• **EXERCISE PROMPT**: Return exactly, and only, the lines from the one holding "Reproduce this chart with Apache ECharts." through the one holding "const TICKS = [5, 10, 20];", both included; the pictures stay out.
==========
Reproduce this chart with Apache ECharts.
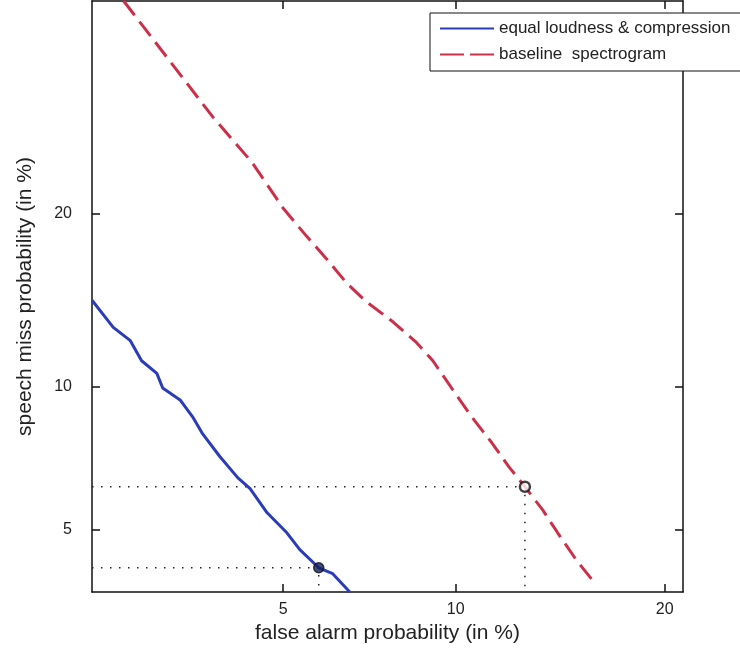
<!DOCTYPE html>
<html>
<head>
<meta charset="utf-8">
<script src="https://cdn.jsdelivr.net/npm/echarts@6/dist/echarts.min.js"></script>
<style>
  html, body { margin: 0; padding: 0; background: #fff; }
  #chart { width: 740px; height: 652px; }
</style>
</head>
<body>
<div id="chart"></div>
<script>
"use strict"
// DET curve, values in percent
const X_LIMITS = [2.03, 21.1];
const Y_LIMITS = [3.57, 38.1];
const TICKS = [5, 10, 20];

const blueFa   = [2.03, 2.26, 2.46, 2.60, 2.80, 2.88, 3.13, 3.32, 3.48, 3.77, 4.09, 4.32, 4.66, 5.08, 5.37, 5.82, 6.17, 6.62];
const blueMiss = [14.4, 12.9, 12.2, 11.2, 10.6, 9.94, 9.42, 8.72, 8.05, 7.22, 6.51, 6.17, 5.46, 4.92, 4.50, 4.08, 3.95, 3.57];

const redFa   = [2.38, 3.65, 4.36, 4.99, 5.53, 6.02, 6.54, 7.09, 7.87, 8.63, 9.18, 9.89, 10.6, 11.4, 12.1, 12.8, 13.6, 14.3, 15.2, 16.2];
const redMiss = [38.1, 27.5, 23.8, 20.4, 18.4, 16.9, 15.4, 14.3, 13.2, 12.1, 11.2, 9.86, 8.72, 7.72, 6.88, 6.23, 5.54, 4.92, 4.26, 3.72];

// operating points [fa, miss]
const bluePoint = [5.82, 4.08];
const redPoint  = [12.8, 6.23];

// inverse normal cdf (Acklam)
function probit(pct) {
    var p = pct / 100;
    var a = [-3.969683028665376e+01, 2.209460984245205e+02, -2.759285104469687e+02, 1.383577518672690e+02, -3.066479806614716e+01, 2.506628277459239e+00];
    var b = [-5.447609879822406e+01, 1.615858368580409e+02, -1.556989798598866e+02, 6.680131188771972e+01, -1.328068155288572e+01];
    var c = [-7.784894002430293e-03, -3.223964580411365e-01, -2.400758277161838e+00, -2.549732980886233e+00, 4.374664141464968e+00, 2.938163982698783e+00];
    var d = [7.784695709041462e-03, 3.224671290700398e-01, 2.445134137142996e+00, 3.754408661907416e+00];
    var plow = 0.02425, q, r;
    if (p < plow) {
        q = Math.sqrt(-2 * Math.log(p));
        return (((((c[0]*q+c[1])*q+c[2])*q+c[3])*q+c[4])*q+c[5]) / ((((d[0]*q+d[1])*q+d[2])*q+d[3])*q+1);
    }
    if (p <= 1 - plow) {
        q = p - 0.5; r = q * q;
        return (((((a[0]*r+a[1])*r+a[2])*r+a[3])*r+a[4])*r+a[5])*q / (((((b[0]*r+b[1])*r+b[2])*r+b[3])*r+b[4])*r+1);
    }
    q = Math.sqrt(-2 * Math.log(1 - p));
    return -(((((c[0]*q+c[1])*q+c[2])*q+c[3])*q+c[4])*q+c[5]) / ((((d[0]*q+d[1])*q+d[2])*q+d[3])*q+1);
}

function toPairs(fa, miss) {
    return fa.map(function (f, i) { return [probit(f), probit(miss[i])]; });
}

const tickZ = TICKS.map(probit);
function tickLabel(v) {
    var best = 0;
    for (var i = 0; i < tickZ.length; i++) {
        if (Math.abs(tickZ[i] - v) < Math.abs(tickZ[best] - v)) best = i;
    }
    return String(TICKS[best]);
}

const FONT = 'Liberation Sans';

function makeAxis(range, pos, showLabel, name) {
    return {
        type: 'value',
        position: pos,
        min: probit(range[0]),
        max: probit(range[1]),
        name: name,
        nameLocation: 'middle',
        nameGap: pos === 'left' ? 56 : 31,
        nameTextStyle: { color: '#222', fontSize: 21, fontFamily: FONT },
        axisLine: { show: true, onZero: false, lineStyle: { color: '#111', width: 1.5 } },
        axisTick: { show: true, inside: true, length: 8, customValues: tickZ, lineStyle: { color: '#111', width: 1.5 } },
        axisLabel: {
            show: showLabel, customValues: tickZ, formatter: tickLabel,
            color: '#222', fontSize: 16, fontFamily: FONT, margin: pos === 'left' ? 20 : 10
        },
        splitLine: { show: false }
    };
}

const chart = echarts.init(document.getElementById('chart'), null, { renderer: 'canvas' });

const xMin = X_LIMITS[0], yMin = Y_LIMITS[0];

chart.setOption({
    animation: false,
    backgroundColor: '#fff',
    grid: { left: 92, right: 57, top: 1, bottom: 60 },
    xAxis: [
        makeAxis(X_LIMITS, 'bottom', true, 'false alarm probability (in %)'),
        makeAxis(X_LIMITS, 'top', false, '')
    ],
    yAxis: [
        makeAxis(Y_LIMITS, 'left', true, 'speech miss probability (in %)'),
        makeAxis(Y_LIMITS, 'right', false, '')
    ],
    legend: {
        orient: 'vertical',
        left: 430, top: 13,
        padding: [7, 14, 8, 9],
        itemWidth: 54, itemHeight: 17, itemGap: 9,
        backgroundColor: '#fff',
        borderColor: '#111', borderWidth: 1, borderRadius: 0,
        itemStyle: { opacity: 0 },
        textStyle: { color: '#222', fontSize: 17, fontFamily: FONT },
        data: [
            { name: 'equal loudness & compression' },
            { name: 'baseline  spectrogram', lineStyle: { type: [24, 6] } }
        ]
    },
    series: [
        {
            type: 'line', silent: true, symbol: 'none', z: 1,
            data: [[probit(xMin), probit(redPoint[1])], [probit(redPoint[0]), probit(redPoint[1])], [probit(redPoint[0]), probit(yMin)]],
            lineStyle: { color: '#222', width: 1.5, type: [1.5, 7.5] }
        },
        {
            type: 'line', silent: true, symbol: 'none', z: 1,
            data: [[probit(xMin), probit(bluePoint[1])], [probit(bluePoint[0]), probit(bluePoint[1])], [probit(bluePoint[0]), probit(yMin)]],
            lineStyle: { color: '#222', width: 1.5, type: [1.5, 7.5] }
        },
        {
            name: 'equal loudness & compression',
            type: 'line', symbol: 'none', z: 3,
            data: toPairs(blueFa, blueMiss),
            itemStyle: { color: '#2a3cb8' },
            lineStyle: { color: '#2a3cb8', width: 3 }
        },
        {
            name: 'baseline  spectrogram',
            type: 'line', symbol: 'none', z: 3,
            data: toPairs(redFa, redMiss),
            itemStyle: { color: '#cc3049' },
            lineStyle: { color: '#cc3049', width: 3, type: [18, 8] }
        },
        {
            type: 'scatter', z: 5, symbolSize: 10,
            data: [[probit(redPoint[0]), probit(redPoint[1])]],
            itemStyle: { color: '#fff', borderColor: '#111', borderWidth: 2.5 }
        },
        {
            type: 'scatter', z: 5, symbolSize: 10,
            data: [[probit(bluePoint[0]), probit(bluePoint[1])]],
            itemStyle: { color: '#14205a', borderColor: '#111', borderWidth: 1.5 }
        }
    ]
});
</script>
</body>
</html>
==========
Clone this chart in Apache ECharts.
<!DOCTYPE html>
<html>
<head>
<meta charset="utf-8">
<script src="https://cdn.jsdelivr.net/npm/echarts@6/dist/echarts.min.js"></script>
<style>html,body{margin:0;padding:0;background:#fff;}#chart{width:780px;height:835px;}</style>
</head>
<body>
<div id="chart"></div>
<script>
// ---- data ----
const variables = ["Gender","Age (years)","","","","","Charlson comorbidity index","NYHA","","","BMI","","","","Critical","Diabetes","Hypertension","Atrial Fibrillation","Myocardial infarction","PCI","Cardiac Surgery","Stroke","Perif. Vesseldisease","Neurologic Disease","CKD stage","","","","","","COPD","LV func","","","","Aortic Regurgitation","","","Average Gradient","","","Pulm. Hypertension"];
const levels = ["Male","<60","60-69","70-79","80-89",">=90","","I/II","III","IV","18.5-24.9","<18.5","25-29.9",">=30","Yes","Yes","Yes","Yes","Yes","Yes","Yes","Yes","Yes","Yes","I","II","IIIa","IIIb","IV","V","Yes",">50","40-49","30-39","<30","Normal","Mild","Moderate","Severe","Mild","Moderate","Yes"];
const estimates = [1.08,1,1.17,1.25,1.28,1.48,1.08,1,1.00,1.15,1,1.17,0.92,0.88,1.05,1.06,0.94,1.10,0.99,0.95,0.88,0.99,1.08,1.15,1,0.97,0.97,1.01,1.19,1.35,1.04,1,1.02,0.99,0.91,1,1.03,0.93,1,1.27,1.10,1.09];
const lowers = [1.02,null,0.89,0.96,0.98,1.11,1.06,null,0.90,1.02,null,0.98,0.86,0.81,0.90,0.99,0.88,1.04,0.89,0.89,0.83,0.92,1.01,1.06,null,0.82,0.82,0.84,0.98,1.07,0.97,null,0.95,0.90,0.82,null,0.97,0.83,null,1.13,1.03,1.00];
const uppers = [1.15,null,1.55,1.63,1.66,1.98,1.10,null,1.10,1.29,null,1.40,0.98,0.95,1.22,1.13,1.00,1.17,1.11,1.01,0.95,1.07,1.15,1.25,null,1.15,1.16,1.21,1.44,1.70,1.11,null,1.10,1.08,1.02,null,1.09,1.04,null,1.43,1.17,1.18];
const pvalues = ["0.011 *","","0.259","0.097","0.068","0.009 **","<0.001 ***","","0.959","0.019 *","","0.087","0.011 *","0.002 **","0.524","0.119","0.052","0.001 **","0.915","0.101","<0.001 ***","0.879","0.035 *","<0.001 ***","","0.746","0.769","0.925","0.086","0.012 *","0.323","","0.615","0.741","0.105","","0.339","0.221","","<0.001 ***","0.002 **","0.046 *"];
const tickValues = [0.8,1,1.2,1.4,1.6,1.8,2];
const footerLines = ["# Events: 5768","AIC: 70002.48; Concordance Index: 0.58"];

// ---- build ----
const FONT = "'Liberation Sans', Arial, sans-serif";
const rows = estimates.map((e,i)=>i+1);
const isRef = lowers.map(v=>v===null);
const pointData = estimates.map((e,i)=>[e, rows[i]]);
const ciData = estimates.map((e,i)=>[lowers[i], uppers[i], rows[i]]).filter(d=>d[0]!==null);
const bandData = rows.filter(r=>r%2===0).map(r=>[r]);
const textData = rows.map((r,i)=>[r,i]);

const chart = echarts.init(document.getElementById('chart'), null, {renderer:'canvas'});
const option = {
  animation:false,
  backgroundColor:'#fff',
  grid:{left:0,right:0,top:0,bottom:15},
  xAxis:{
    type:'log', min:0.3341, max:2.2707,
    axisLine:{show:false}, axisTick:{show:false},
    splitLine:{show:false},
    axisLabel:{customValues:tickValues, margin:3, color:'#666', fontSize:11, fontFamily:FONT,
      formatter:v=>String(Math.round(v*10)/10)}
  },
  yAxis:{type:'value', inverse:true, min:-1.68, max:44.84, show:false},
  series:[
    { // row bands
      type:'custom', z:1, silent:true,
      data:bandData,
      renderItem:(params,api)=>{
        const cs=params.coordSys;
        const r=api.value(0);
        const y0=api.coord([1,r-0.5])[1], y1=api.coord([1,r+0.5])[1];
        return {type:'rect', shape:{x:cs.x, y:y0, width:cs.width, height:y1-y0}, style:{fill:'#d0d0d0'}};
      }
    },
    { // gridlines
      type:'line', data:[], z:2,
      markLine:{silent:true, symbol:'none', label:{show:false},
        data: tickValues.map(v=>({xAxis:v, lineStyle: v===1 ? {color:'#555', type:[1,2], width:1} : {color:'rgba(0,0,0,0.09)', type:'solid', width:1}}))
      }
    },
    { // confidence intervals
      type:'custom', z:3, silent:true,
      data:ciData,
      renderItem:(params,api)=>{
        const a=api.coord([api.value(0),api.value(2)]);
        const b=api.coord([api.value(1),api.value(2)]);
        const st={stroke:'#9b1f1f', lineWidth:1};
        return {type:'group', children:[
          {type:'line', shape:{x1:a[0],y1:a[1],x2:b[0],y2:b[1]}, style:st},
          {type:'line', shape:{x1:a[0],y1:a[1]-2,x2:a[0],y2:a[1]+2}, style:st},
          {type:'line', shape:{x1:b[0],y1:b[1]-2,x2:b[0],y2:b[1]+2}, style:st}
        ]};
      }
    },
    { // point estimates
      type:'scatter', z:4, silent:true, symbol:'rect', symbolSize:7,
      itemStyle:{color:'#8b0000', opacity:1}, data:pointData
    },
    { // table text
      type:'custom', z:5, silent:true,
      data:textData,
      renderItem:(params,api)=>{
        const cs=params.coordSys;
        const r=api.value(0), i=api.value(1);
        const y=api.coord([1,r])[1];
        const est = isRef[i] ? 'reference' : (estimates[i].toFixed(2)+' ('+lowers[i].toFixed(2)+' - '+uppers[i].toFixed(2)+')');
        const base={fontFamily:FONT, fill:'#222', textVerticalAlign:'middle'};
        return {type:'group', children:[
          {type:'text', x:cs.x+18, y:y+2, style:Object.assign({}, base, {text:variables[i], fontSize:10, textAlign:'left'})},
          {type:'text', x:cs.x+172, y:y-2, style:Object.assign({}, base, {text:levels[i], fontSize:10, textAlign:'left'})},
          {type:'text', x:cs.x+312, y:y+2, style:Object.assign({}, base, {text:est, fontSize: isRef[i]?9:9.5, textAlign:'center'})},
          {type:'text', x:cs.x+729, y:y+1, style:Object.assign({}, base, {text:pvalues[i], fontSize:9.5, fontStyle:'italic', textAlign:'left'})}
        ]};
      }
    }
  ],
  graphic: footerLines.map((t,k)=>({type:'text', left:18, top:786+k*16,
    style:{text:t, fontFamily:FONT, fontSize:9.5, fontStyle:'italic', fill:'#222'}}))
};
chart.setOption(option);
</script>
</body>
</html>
==========
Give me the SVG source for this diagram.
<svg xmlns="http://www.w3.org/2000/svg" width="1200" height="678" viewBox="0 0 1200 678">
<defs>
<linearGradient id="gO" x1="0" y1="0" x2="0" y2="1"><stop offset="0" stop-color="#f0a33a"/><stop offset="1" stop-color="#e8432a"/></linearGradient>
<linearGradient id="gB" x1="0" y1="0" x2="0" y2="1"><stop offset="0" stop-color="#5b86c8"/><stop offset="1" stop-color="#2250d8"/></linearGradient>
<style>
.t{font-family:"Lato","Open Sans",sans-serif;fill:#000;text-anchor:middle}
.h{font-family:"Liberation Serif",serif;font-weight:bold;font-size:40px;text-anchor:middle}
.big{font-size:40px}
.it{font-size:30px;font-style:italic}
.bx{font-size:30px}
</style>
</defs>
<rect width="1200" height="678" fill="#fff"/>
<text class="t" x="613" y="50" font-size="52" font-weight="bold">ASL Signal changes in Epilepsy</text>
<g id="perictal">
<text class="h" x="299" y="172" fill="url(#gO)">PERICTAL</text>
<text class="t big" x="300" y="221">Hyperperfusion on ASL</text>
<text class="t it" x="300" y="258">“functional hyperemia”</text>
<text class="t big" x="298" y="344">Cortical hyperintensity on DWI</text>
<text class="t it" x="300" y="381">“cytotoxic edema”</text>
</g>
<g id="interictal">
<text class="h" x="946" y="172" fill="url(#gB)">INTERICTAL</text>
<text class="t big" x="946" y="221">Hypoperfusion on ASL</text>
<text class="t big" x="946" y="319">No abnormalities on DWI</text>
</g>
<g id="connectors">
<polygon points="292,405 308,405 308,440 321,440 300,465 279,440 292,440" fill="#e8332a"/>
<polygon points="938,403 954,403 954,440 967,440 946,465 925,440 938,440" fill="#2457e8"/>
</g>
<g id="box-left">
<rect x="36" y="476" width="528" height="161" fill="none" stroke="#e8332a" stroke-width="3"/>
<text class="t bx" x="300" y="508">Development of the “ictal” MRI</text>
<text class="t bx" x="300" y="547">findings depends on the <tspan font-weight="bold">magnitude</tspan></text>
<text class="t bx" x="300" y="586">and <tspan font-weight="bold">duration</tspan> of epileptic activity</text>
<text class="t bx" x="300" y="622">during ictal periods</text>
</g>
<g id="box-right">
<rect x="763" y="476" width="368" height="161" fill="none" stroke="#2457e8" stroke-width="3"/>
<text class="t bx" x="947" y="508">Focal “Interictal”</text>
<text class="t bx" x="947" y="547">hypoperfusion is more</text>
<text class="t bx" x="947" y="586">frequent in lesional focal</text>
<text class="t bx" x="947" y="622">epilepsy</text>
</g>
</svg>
==========
• **TASK OUTPUT**:
Reproduce this chart with Apache ECharts.
<!DOCTYPE html>
<html>
<head>
<meta charset="utf-8">
<script src="https://cdn.jsdelivr.net/npm/echarts@6/dist/echarts.min.js"></script>
<style>
  html, body { margin: 0; padding: 0; background: #fff; }
  #chart { width: 740px; height: 652px; }
</style>
</head>
<body>
<div id="chart"></div>
<script>
"use strict"
// DET curve, values in percent
const X_LIMITS = [2.03, 21.1];
const Y_LIMITS = [3.57, 38.1];
const TICKS = [5, 10, 20];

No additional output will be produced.